Finding language patterns in random text


I've written a script which generates possible twitter handles and checks them for availability. It just iterates through different combinations of allowed symbols: a-z, 0-9, _. Currently it has checked 1926220 combinations, i.e. every one containing 1-5 symbols. Here are brief results: 0 free accounts for 1, 2 and 3 symbols, 750 free for 4, 442711 for 5.

I'm wondering if it is possible to write an algorythm which will analyze these lists and find human-readable words among them. Here is an example:

elnsv
elnt8
eloq4
elosu
elq0_
elq15
elq46

The word elosu differs from anothers and it turns out that there is even a town in Spain called Elosu. How do humans distiguish such words? I think I can try to make a dictionary of syllabels from different languages and try comparing words with it. Can you help me with the formula or with other ideas?

Update: for those ones who want to try implementing it, here is the link to 5-symbol handles.


Solution

  • I'd try to use the wisdom of the crowd to solve this.

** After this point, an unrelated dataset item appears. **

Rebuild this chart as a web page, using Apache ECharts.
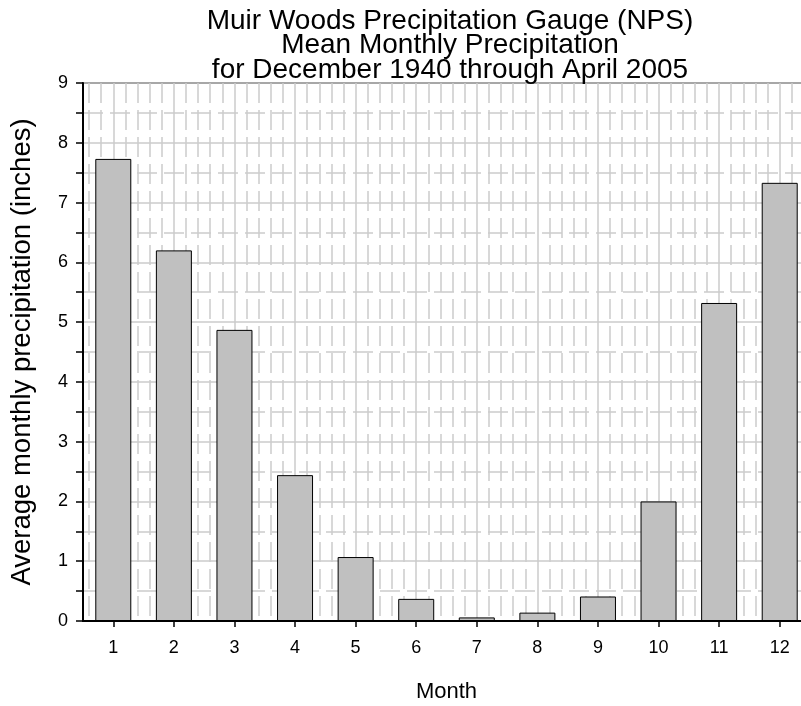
<!DOCTYPE html>
<html>
<head>
<meta charset="utf-8">
<script src="https://cdn.jsdelivr.net/npm/echarts@6/dist/echarts.min.js"></script>
<style>
  html, body { margin: 0; padding: 0; background: #ffffff; }
  #chart { width: 801px; height: 706px; }
</style>
</head>
<body>
<div id="chart"></div>
<script>
// Mean monthly precipitation at the Muir Woods gauge (inches)
const months = ['1', '2', '3', '4', '5', '6', '7', '8', '9', '10', '11', '12'];
const precipitation = [7.73, 6.2, 4.87, 2.44, 1.07, 0.37, 0.06, 0.14, 0.41, 2.0, 5.32, 7.33];
const yTicks = [0, 1, 2, 3, 4, 5, 6, 7, 8, 9];

const titleLines = [
  'Muir Woods Precipitation Gauge (NPS)',
  'Mean Monthly Precipitation',
  'for December 1940 through April 2005'
];

const FONT = '"Liberation Sans", Arial, sans-serif';
const GRID_COLOR = '#cbcbcb';
const DASH = [20, 7];

const chart = echarts.init(document.getElementById('chart'), null, { renderer: 'canvas' });

chart.setOption({
  animation: false,
  backgroundColor: '#ffffff',
  title: {
    text: titleLines.join('\n'),
    left: 445,
    top: 4,
    textAlign: 'center',
    textStyle: {
      fontFamily: FONT,
      fontSize: 28,
      fontWeight: 'normal',
      lineHeight: 24.5,
      color: '#000'
    }
  },
  grid: {
    left: 83,
    top: 83,
    width: 727,
    height: 538,
    outerBoundsMode: 'none',
    containLabel: false,
    show: true,
    borderColor: '#000',
    borderWidth: 1.5,
    backgroundColor: 'transparent'
  },
  xAxis: [
    {
      // month categories carrying the bars
      type: 'category',
      data: months,
      position: 'bottom',
      boundaryGap: true,
      name: 'Month',
      nameLocation: 'middle',
      nameGap: 60,
      nameTextStyle: { fontFamily: FONT, fontSize: 22, color: '#000' },
      axisLine: { show: true, lineStyle: { color: '#000', width: 2 } },
      axisTick: { show: true, alignWithLabel: true, inside: false, length: 6, lineStyle: { color: '#000', width: 1.5 } },
      axisLabel: { fontFamily: FONT, fontSize: 18, color: '#000', margin: 18 },
      splitLine: { show: false },
      z: 5
    },
    {
      // companion value scale: solid lines through each month, dashed fifths between
      type: 'value',
      min: 0.5,
      max: 12.5,
      splitNumber: 12,
      position: 'bottom',
      axisLine: { show: false },
      axisTick: { show: false },
      axisLabel: { show: false },
      splitLine: { show: true, lineStyle: { color: GRID_COLOR, width: 1.5 } },
      minorTick: { show: false, splitNumber: 5 },
      minorSplitLine: { show: true, lineStyle: { color: GRID_COLOR, width: 1.5, type: DASH } },
      z: 0
    }
  ],
  yAxis: {
    type: 'value',
    min: yTicks[0],
    max: yTicks[yTicks.length - 1],
    interval: 1,
    name: 'Average monthly precipitation (inches)',
    nameLocation: 'middle',
    nameGap: 47,
    nameTextStyle: { fontFamily: FONT, fontSize: 27.5, color: '#000' },
    axisLine: { show: true, lineStyle: { color: '#000', width: 2 } },
    axisTick: { show: true, inside: false, length: 7, lineStyle: { color: '#000', width: 1.5 } },
    minorTick: { show: true, splitNumber: 2, length: 7, lineStyle: { color: '#000', width: 1.5 } },
    axisLabel: { fontFamily: FONT, fontSize: 18, color: '#000', margin: 15 },
    splitLine: { show: true, lineStyle: { color: GRID_COLOR, width: 1.5 } },
    minorSplitLine: { show: true, lineStyle: { color: GRID_COLOR, width: 1.5, type: DASH } }
  },
  series: [
    {
      type: 'bar',
      xAxisIndex: 0,
      yAxisIndex: 0,
      data: precipitation,
      barWidth: 36,
      itemStyle: { color: '#c0c0c0', borderColor: '#000', borderWidth: 1 },
      z: 3
    }
  ]
});
</script>
</body>
</html>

    1. Google shows an approximate number of pages containing the query, for example, for me the query elnsv from your example (by not using the "did you mean to..") is giving ~60k results, the query elq0_ has ~23k pages, and the "real" word elosu has ~330k matching pages. This is a strong signification that the word is more likely to be meaningful than the others. So, basically this approach means: use some search engine and use its results to determine what is meaningful and what isn't.

    2. The word elosu has a wikipedia article, though it is not the elosu you meant, it still helps. Note that the wikipedia approach will be great and very accurate to decide which term is a meaningful word, but will be problematic for eliminating terms, so I'd use it as first level 'judge' in a pipeline, and feed the rest to other judges.